Wouldn't that kind of thinking require that all wizards and sorcerers be banned and / or closely monitored too? Because a spellcaster packs much more punch than magic items, aren't they more dangerous than magic items you labeled as equal to WMDs?

And of course, your analogy only holds for doomsday device magics, i.e. artifact level stuff. +3 sword is not a threat to stability. It's equal to non-masterwork sword wielded by a stronger person. Do strong persons cause instability? Why should they be banned or restricted from sale?
 

Storm Raven said:
Probably easier. The di Medici's purchased huge volumes of art on a regular basis, and are resonsible for the mere existence of a substantial chunk of Italian renaissance art being produced (as a result of their financing).
I should have specified I was responding to your statement about 'checking the price of a Van Gogh right now'. The point I was trying to make involved the ease and speed of a transaction. I'm assuming a certain amount of convenience is implied in this discussion of the the magic item trade... most adventurers don't want to wait a year to close the deal on their enchanted gizmo...
Where do most adventurers operate?
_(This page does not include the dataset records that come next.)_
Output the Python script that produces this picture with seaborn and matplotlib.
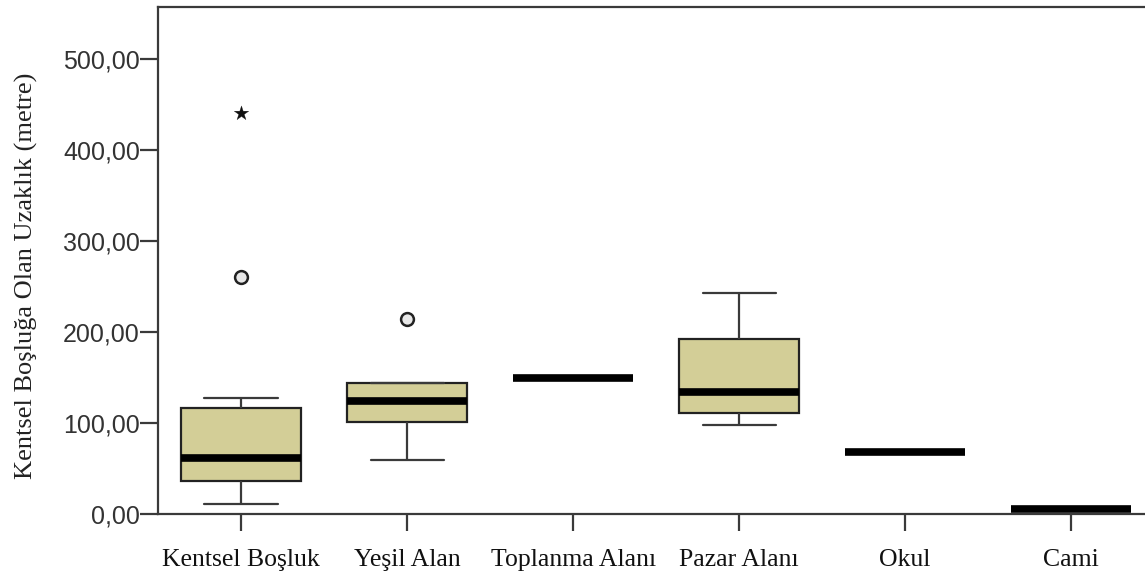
import pandas as pd
import seaborn as sns
import matplotlib.pyplot as plt

categories = ['Kentsel Boşluk', 'Yeşil Alan', 'Toplanma Alanı', 'Pazar Alanı', 'Okul', 'Cami']
kentsel = [11, 20, 28, 36, 45, 55, 62, 85, 105, 116, 127, 260, 440]
yesil = [59, 85, 101, 115, 124, 135, 144, 144, 214]
toplanma = [150, 150]
pazar = [98, 105, 111, 120, 134, 160, 192, 215, 243]
okul = [68]
cami = [6]

# outliers shown by SPSS (circle = mild, star = extreme)
mild_cat = ['Kentsel Boşluk', 'Yeşil Alan']
mild_val = [260, 214]
extreme_cat = ['Kentsel Boşluk']
extreme_val = [440]

yticks = [0, 100, 200, 300, 400, 500]
ytick_labels = ['0,00', '100,00', '200,00', '300,00', '400,00', '500,00']

rows = []
for cat, vals in zip(categories, [kentsel, yesil, toplanma, pazar, okul, cami]):
    rows += [(cat, v) for v in vals]
df = pd.DataFrame(rows, columns=['grup', 'uzaklik'])

sns.set_theme(style="white")
fig = plt.figure(figsize=(11.45, 5.77), dpi=100)
ax = fig.add_axes([0.138, 0.109, 0.870, 0.879])

line_c = '#3a3a3a'
sns.boxplot(
    data=df, x='grup', y='uzaklik', order=categories,
    color='#D3CE97', saturation=1, width=0.72, showfliers=False,
    linewidth=1.6, linecolor=line_c, capwidths=0.44,
    boxprops=dict(edgecolor='#222222'),
    medianprops=dict(color='black', linewidth=5.5, solid_capstyle='butt'),
    ax=ax,
)

sns.scatterplot(x=mild_cat, y=mild_val, marker='o', s=85, color='#e8e8e8',
                edgecolor='#222222', linewidth=1.8, ax=ax, zorder=5)
sns.scatterplot(x=extreme_cat, y=extreme_val, marker='*', s=120, color='#111111',
                edgecolor='#111111', linewidth=0.2, ax=ax, zorder=5)

ax.set_xlim(-0.5, 5.5)
ax.set_ylim(0, 557)
ax.set_yticks(yticks)
ax.set_yticklabels(ytick_labels, fontfamily='Liberation Sans', fontsize=18, color='#333333')
ax.set_xticks(range(len(categories)))
ax.set_xticklabels(categories, fontfamily='Liberation Serif', fontsize=18.5, color='#111111')
ax.tick_params(axis='y', direction='out', length=13, width=1.6, color=line_c, left=True, pad=0)
ax.tick_params(axis='x', direction='out', length=12, width=1.6, color=line_c, bottom=True, pad=13)
ax.set_xlabel('')
ax.set_ylabel('Kentsel Boşluğa Olan Uzaklık (metre)', fontfamily='Liberation Serif',
              fontsize=19, color='#222222', labelpad=17)
ax.yaxis.set_label_coords(-0.12, 0.47)
for side in ['left', 'bottom', 'top', 'right']:
    ax.spines[side].set_color(line_c)
    ax.spines[side].set_linewidth(1.6)

fig.savefig('out.png', dpi=100)
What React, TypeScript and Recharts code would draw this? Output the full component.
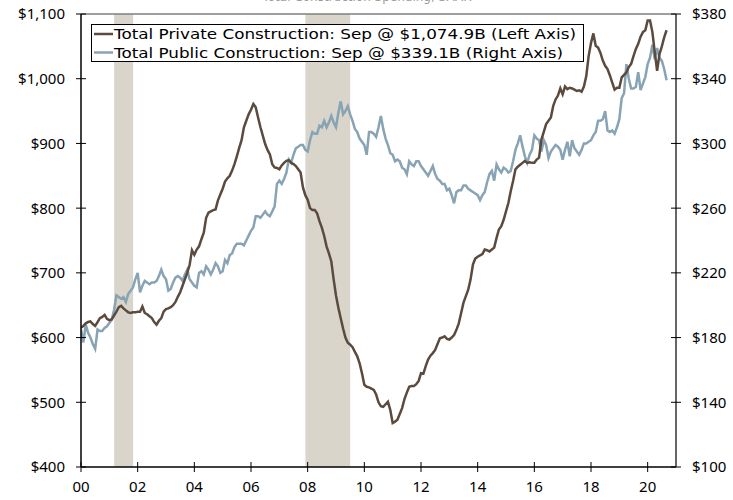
import React from 'react';
import { LineChart, Line, XAxis, YAxis, ReferenceArea, ReferenceLine } from 'recharts';

const startYear = 2000;

// Total Private Construction, $B (left axis), monthly Jan 2000 - Sep 2020
const privateConstruction = [
  615, 618, 622, 624, 625, 621, 618, 624, 630, 632, 635, 629,
  627, 628, 634, 640, 647, 649, 645, 642, 639, 638, 639, 639,
  640, 640, 648, 638, 636, 633, 630, 624, 620, 626, 630, 640,
  644, 645, 647, 650, 655, 663, 670, 680, 690, 700, 712, 735,
  728, 736, 741, 752, 762, 785, 793, 795, 797, 798, 812, 821,
  830, 841, 846, 850, 858, 868, 880, 893, 905, 925, 935, 945,
  952, 961, 956, 940, 925, 912, 899, 890, 883, 868, 863, 862,
  860, 866, 870, 873, 874, 870, 868, 865, 860, 855, 832, 820,
  813, 800, 797, 797, 792, 780, 770, 757, 741, 730, 718, 690,
  665, 646, 630, 614, 600, 592, 589, 585, 578, 571, 560, 545,
  527, 524, 523, 521, 519, 512, 500, 494, 493, 497, 501, 488,
  468, 470, 473, 482, 491, 505, 515, 524, 525, 525, 528, 533,
  545, 544, 556, 566, 572, 576, 581, 590, 599, 600, 602, 598,
  597, 600, 604, 612, 622, 638, 654, 664, 674, 690, 713, 722,
  725, 727, 729, 736, 735, 733, 736, 739, 754, 767, 772, 782,
  795, 808, 826, 842, 860, 864, 867, 870, 873, 870, 871, 870,
  870, 875, 878, 906, 918, 930, 935, 940, 958, 968, 974, 985,
  976, 988, 984, 986, 985, 983, 981, 982, 980, 988, 1004, 1035,
  1055, 1070, 1051, 1048, 1040, 1028, 1020, 1015, 1005, 994, 983, 986,
  986, 1002, 1006, 1010, 1018, 1023, 1035, 1046, 1054, 1065, 1072, 1075,
  1090, 1090, 1072, 1041, 1012, 1038, 1050, 1064, 1074.9,
];

// Total Public Construction, $B (right axis), monthly Jan 2000 - Sep 2020
const publicConstruction = [
  185, 177, 188, 183, 180, 176, 173, 185, 184, 184, 186, 187,
  189, 191, 197, 206, 205, 204, 205, 202, 207, 209, 211, 216,
  220, 208, 212, 215, 214, 213, 214, 214, 215, 218, 222, 218,
  216, 209, 210, 214, 217, 218, 217, 215, 219, 222, 216, 214,
  212, 211, 220, 221, 219, 224, 222, 219, 222, 226, 224, 220,
  221, 228, 226, 231, 232, 236, 238, 238, 238, 237, 240, 243,
  246, 248, 255, 255, 254, 256, 258, 256, 255, 258, 261, 275,
  277, 275, 278, 282, 290, 288, 293, 297, 298, 299, 299, 296,
  295, 302, 307, 306, 306, 311, 310, 314, 310, 313, 317, 313,
  310, 319, 326, 318, 320, 323, 318, 314, 309, 307, 303, 301,
  299, 293, 307, 307, 306, 304, 310, 317, 309, 303, 299, 294,
  293, 289, 290, 289, 285, 284, 281, 289, 287, 286, 289, 289,
  286, 284, 282, 280, 283, 286, 281, 278, 277, 275, 275, 271,
  272, 268, 263, 270, 271, 271, 274, 274, 272, 271, 270, 269,
  268, 265, 268, 270, 276, 281, 283, 277, 287, 284, 282, 285,
  284, 282, 283, 289, 296, 300, 305, 298, 292, 288, 293, 296,
  305, 303, 302, 295, 302, 299, 291, 295, 297, 299, 298, 296,
  290, 296, 301, 292, 302, 297, 295, 293, 296, 300, 300, 301,
  302, 305, 307, 314, 314, 315, 320, 308, 307, 308, 306, 310,
  315, 328, 331, 349, 340, 334, 334, 335, 344, 333, 337, 341,
  349, 353, 361, 352, 359, 353, 351, 346, 339.1,
];

const xTicks = [2000, 2002, 2004, 2006, 2008, 2010, 2012, 2014, 2016, 2018, 2020];
const leftTicks = [400, 500, 600, 700, 800, 900, 1000, 1100];
const rightTicks = [100, 140, 180, 220, 260, 300, 340, 380];
const recessions = [
  { start: 2001.17, end: 2001.84 },
  { start: 2007.92, end: 2009.5 },
];
const legendItems = [
  { label: 'Total Private Construction: Sep @ $1,074.9B (Left Axis)', color: '#5b4a3e', width: 462 },
  { label: 'Total Public Construction: Sep @ $339.1B (Right Axis)', color: '#88a3b4', width: 449 },
];
const titleText = 'Total Construction Spending, SAAR';

const data = privateConstruction.map((v, i) => ({
  t: startYear + i / 12,
  priv: v,
  pub: publicConstruction[i],
}));

const AXIS_FONT = "'Noto Sans', 'Open Sans', sans-serif";
const LEGEND_FONT = "'DejaVu Sans', Verdana, sans-serif";
const MARGIN_Y = 16;
const MARGIN_X = 14;

const fmtMoney = (v: number) => '$' + v.toLocaleString('en-US');

const LeftTick = (props: any) => {
  const { x, y, payload } = props;
  const ax = x + MARGIN_Y;
  return (
    <g>
      <line x1={ax - 5} x2={ax + 5} y1={y} y2={y} stroke="#000" strokeWidth={1} />
      <text x={x} y={y} dy="0.36em" textAnchor="end" fontSize={15} fill="#000" fontFamily={AXIS_FONT}>
        {fmtMoney(payload.value)}
      </text>
    </g>
  );
};

const RightTick = (props: any) => {
  const { x, y, payload } = props;
  const ax = x - MARGIN_Y;
  return (
    <g>
      <line x1={ax - 5} x2={ax + 5} y1={y} y2={y} stroke="#000" strokeWidth={1} />
      <text x={x} y={y} dy="0.36em" textAnchor="start" fontSize={15} fill="#000" fontFamily={AXIS_FONT}>
        {fmtMoney(payload.value)}
      </text>
    </g>
  );
};

const BottomTick = (props: any) => {
  const { x, y, payload } = props;
  const ay = y - MARGIN_X;
  const lbl = String(Math.round(payload.value) % 100).padStart(2, '0');
  return (
    <g>
      <line x1={x} x2={x} y1={ay - 5} y2={ay + 5} stroke="#000" strokeWidth={1} />
      <text x={x} y={y} dy="0.71em" textAnchor="middle" fontSize={15} fill="#000" fontFamily={AXIS_FONT}>
        {lbl}
      </text>
    </g>
  );
};

const Overlay = () => (
  <svg
    width={733}
    height={500}
    style={{ position: 'absolute', left: 0, top: 0, pointerEvents: 'none' }}
  >
    <text x={367} y={0.5} textAnchor="middle" fontSize={12} fill="#9a9a9a" fontFamily={LEGEND_FONT}>
      {titleText}
    </text>
    <rect x={91.5} y={24.5} width={492} height={37} fill="#fff" stroke="#000" strokeWidth={1} />
    {legendItems.map((item, i) => {
      const cy = 34 + i * 18.5;
      return (
        <g key={item.label}>
          <line x1={94} x2={113} y1={cy} y2={cy} stroke={item.color} strokeWidth={2.5} />
          <text
            x={114}
            y={cy}
            dy="0.36em"
            fontSize={14.5}
            fill="#000"
            fontFamily={LEGEND_FONT}
            textLength={item.width}
            lengthAdjust="spacingAndGlyphs"
          >
            {item.label}
          </text>
        </g>
      );
    })}
  </svg>
);

export default function App() {
  return (
    <div style={{ position: 'absolute', left: 0, top: 0, width: 733, height: 500, background: '#fff' }}>
      <LineChart width={733} height={500} data={data} margin={{ top: 14, right: 0, left: 0, bottom: 0 }}>
        <XAxis
          dataKey="t"
          type="number"
          domain={[2000, 2021]}
          ticks={xTicks}
          allowDataOverflow
          height={33}
          tickSize={0}
          tickMargin={MARGIN_X}
          tick={<BottomTick />}
          axisLine={{ stroke: '#000', strokeWidth: 1.5 }}
          tickLine={false}
        />
        <YAxis
          yAxisId="left"
          orientation="left"
          domain={[400, 1100]}
          ticks={leftTicks}
          width={81}
          tickSize={0}
          tickMargin={MARGIN_Y}
          tick={<LeftTick />}
          axisLine={{ stroke: '#000', strokeWidth: 1.5 }}
          tickLine={false}
          allowDataOverflow
        />
        <YAxis
          yAxisId="right"
          orientation="right"
          domain={[100, 380]}
          ticks={rightTicks}
          width={57}
          tickSize={0}
          tickMargin={MARGIN_Y}
          tick={<RightTick />}
          axisLine={{ stroke: '#333', strokeWidth: 1.5 }}
          tickLine={false}
          allowDataOverflow
        />
        {recessions.map((r) => (
          <ReferenceArea
            key={r.start}
            yAxisId="left"
            x1={r.start}
            x2={r.end}
            y1={400}
            y2={1100}
            fill="#d9d5ca"
            fillOpacity={1}
            stroke="none"
          />
        ))}
        <ReferenceLine yAxisId="left" y={1100} stroke="#7f7f7f" strokeWidth={1.5} />
        <Line
          yAxisId="right"
          dataKey="pub"
          stroke="#88a3b4"
          strokeWidth={2.5}
          dot={false}
          isAnimationActive={false}
        />
        <Line
          yAxisId="left"
          dataKey="priv"
          stroke="#5b4a3e"
          strokeWidth={2.5}
          dot={false}
          isAnimationActive={false}
        />
      </LineChart>
      <Overlay />
    </div>
  );
}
Is it a vanue more like the United States and Canada? Or more like Somalia? Do you fully comprehend just how much ordinance is available for sale in most of the Third World?
I do. But again, there's also an implied level of safety in this argument. I'm assuming that a setting where the item trade is as dangerous as arms dealing in failed state like Somalia would be as palatable to some gamers as a setting where the trade didn't exist at all... The end result's the same; they can't easily acquire the items they can theoretically afford. Put another way, there are costs for items applied that go beyond what it says in the DMG...

A substantial portion art that is in institutions is privately held, so the institution couldn't sell it if they wanted. Contact the private owner and you may get a different response.
Sure. I was only pointing out that some objects periodically exist outside market forces (for a period of time).
 

Storm Raven said:
To avoid a market economy arising in a campaign, you must posit a human nature in which humans do not desire wealth (as in, do not desire to secure food, shelter, security and so on), changing the basic nature of humanity into something so unrecognizable that you cannot reasonably call them "human" any more.
Hardly. To avoid a market economy, you simply need to remove the Rule of Law and Property Rights. Then "transactions" are no longer mutually beneficial "win-win" trades but theft, annexation, tribute, extortion, etc.
 

Numion said:
Wouldn't that kind of thinking require that all wizards and sorcerers be banned and / or closely monitored too?
That's one possibility, sure. Another is development of a wizard culture that operates in secret, below the authorities radar (except those employed by the authorities) and avoids doing things like selling destructive items to any fool with some money. Another possibility is that the magic-users operate freely, and the resulting societies are so volatile than they frequently collapse, trashing the rule of law and easy, open markets...
And of course, your analogy only holds for doomsday device magics, i.e. artifact level stuff. +3 sword is not a threat to stability.
A swords a terrible example. Try wands of fireball. How much of the countryside can you torch with a few of those and the will to use them?
 

I had problems with this as well, the players just assumed that being able to purchase a true ressurection (or any sort of magic) was just a matter of finding someone (3.0, not 3.5). I think video games are to blame somewhat for this mentality, diabolo, baluder's gate, champions of norath, etc. You get the loot sell the loot buy the better loot, etc.